:: Information provided ::

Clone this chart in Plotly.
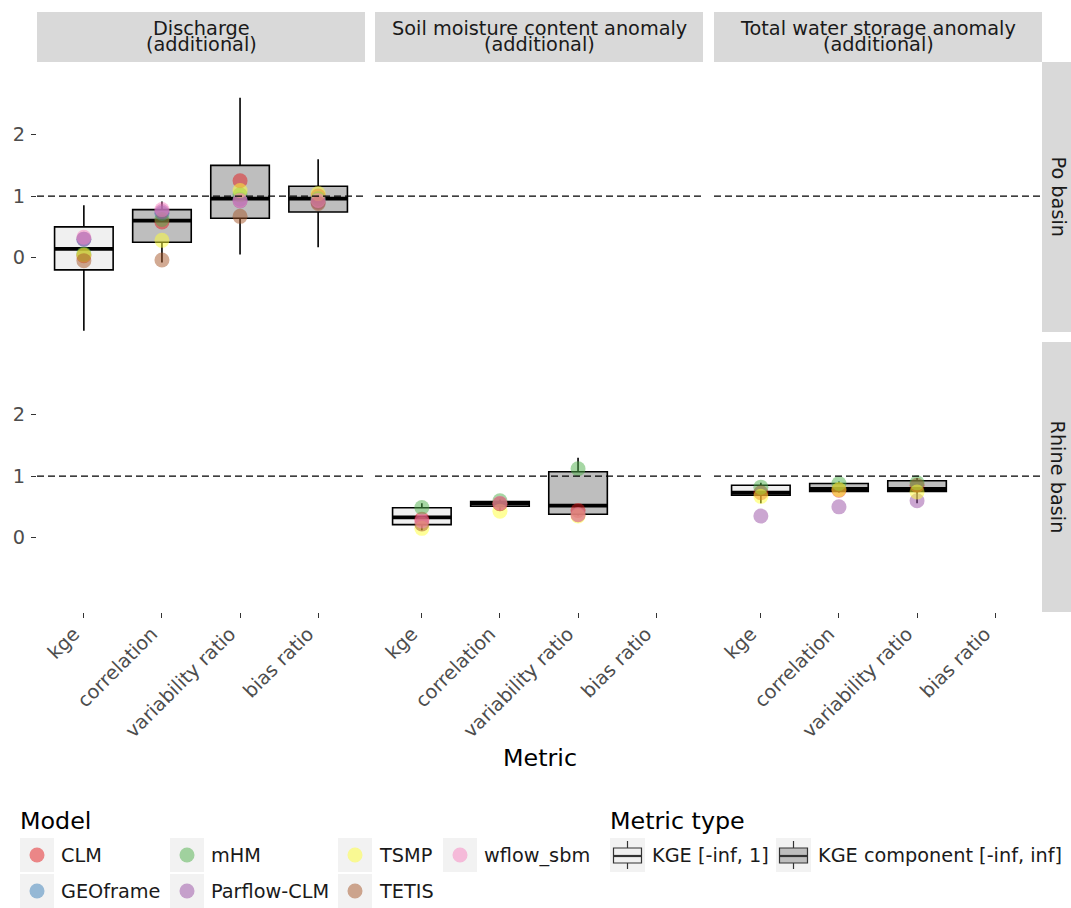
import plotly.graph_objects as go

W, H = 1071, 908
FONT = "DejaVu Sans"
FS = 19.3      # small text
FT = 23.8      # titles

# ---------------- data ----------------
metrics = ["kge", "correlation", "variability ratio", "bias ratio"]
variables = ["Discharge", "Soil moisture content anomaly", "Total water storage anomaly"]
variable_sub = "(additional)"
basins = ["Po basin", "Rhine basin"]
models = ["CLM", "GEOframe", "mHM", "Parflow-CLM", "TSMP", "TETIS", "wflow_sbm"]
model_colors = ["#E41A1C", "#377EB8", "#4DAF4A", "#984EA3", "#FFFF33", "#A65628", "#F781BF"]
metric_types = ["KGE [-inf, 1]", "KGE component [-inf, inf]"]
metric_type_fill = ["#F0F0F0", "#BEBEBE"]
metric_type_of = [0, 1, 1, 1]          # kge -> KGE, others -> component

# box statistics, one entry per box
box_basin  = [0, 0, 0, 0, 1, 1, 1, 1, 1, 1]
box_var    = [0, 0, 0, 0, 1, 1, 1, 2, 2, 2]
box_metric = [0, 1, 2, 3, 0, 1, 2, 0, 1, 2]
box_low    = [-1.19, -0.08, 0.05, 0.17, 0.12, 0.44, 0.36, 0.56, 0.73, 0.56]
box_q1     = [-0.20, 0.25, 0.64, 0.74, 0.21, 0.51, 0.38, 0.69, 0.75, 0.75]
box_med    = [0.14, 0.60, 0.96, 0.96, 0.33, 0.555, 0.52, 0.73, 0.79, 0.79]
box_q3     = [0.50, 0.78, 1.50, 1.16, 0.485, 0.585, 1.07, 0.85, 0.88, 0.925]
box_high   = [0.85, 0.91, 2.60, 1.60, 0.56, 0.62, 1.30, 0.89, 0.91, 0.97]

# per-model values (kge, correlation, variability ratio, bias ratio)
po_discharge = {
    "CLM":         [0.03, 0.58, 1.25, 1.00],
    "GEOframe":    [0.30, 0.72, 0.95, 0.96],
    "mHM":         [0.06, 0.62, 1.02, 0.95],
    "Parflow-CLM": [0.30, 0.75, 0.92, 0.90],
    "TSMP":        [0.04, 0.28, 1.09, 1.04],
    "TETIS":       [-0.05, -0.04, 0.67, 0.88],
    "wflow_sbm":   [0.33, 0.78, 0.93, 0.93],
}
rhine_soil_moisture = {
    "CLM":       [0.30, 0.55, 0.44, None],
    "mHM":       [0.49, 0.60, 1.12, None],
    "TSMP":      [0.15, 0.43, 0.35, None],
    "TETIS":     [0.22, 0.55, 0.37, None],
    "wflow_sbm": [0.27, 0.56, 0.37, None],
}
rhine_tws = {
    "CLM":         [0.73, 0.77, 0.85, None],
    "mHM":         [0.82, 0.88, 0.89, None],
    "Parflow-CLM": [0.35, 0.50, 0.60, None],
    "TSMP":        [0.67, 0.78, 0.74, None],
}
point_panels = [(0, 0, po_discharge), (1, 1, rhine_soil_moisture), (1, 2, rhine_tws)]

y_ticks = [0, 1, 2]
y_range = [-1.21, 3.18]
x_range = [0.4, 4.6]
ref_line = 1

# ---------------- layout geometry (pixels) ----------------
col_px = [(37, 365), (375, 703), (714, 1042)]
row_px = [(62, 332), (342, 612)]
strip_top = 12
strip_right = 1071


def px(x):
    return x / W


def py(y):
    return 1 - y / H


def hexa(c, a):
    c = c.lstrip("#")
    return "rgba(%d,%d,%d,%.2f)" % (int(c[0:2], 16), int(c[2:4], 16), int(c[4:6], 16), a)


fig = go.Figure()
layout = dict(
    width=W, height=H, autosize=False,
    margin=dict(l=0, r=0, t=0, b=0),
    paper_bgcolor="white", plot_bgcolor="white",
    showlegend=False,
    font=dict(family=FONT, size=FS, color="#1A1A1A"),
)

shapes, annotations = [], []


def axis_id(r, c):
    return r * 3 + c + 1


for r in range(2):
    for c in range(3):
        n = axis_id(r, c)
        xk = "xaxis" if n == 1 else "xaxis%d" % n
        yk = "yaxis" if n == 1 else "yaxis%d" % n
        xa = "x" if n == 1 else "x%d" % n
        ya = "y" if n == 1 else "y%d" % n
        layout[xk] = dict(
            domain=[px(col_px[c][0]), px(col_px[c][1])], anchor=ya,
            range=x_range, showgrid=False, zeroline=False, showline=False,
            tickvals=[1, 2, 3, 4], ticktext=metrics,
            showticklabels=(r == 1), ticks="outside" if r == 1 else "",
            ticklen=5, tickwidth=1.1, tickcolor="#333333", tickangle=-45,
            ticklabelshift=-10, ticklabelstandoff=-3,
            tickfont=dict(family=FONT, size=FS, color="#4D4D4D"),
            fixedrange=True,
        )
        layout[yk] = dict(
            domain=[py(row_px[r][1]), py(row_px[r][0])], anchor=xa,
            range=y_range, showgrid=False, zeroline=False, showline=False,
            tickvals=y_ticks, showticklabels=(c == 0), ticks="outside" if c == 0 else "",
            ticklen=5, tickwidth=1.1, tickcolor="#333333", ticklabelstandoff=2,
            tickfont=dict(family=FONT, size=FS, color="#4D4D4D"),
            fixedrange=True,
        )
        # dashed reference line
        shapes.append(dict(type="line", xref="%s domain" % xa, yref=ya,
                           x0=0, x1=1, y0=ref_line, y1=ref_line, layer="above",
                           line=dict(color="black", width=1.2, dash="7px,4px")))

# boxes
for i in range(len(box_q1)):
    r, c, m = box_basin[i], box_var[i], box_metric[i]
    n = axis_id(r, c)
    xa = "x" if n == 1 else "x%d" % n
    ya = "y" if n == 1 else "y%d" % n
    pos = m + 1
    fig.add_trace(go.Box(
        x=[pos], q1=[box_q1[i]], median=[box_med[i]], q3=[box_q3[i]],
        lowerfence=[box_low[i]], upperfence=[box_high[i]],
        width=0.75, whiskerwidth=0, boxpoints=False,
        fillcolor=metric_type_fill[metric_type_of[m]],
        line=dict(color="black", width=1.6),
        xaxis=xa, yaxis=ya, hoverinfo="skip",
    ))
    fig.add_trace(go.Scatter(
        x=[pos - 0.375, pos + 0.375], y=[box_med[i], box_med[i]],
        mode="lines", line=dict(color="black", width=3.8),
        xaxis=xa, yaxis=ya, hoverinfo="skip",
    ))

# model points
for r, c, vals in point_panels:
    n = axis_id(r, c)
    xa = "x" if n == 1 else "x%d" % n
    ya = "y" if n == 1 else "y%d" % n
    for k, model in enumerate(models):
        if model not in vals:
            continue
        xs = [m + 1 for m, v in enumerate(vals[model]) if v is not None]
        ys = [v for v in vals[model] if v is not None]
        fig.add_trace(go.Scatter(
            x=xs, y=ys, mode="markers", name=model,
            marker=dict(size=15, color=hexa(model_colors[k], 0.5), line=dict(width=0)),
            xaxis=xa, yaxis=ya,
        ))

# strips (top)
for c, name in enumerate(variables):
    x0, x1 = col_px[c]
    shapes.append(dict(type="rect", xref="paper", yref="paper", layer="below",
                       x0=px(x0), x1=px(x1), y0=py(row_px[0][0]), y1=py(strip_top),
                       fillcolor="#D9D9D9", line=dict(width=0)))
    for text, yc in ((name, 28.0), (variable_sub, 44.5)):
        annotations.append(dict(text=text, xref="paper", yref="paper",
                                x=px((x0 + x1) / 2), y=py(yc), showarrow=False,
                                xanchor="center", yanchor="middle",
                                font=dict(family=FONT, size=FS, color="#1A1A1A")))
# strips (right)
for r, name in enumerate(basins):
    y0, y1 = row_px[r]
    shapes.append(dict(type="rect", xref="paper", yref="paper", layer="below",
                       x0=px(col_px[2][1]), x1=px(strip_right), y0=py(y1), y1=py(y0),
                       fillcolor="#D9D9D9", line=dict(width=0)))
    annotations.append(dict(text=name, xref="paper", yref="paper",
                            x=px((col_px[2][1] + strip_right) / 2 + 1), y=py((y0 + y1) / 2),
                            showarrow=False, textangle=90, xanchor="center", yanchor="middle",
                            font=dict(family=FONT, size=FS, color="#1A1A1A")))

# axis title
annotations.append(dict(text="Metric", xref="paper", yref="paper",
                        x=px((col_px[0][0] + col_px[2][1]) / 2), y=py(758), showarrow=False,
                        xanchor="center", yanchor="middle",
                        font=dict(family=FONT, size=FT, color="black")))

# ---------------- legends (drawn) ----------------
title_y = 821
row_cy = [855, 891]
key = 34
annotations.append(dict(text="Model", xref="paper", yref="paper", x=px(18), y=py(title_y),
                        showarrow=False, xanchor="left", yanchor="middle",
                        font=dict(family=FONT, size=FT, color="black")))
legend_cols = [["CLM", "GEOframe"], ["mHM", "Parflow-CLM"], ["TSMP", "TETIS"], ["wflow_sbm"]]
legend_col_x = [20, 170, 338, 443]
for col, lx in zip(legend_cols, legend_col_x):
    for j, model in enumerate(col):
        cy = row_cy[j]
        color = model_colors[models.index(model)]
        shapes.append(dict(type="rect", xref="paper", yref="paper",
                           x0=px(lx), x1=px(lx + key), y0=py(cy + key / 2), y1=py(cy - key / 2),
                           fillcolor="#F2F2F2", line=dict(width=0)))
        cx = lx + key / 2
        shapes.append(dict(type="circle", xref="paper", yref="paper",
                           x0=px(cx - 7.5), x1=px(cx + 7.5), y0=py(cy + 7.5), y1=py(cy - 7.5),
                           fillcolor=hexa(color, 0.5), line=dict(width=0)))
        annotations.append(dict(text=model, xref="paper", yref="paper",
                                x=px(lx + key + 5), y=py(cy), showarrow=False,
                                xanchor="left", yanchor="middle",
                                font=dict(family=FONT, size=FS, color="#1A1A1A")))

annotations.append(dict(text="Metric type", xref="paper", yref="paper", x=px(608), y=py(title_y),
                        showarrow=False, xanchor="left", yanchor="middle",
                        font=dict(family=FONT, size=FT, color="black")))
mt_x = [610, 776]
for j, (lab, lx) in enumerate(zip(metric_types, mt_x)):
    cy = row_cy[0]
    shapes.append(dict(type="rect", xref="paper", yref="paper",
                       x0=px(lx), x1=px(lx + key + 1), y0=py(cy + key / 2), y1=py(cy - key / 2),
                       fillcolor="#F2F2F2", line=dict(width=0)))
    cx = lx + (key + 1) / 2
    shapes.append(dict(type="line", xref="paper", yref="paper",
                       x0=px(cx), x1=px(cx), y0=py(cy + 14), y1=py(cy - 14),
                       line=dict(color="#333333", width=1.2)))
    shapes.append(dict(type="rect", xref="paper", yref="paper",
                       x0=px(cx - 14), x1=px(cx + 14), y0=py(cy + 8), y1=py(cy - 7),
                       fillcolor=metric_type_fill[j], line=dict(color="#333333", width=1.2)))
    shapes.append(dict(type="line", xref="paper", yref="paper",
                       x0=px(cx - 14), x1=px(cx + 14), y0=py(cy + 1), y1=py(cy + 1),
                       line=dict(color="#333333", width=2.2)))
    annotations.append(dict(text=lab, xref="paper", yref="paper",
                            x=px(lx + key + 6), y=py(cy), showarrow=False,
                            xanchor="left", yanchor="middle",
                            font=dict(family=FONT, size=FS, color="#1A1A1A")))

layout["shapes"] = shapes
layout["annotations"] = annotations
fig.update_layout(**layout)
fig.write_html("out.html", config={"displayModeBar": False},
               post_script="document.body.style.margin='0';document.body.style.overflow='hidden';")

:::

# [What the exercise asks]
Leave out any pictures, please, and quote only the lines from the top of the data through the line that contains "0.89, 0.91, 0.97]".

# [Complete output]
Clone this chart in Plotly.
import plotly.graph_objects as go

W, H = 1071, 908
FONT = "DejaVu Sans"
FS = 19.3      # small text
FT = 23.8      # titles

# ---------------- data ----------------
metrics = ["kge", "correlation", "variability ratio", "bias ratio"]
variables = ["Discharge", "Soil moisture content anomaly", "Total water storage anomaly"]
variable_sub = "(additional)"
basins = ["Po basin", "Rhine basin"]
models = ["CLM", "GEOframe", "mHM", "Parflow-CLM", "TSMP", "TETIS", "wflow_sbm"]
model_colors = ["#E41A1C", "#377EB8", "#4DAF4A", "#984EA3", "#FFFF33", "#A65628", "#F781BF"]
metric_types = ["KGE [-inf, 1]", "KGE component [-inf, inf]"]
metric_type_fill = ["#F0F0F0", "#BEBEBE"]
metric_type_of = [0, 1, 1, 1]          # kge -> KGE, others -> component

# box statistics, one entry per box
box_basin  = [0, 0, 0, 0, 1, 1, 1, 1, 1, 1]
box_var    = [0, 0, 0, 0, 1, 1, 1, 2, 2, 2]
box_metric = [0, 1, 2, 3, 0, 1, 2, 0, 1, 2]
box_low    = [-1.19, -0.08, 0.05, 0.17, 0.12, 0.44, 0.36, 0.56, 0.73, 0.56]
box_q1     = [-0.20, 0.25, 0.64, 0.74, 0.21, 0.51, 0.38, 0.69, 0.75, 0.75]
box_med    = [0.14, 0.60, 0.96, 0.96, 0.33, 0.555, 0.52, 0.73, 0.79, 0.79]
box_q3     = [0.50, 0.78, 1.50, 1.16, 0.485, 0.585, 1.07, 0.85, 0.88, 0.925]
box_high   = [0.85, 0.91, 2.60, 1.60, 0.56, 0.62, 1.30, 0.89, 0.91, 0.97]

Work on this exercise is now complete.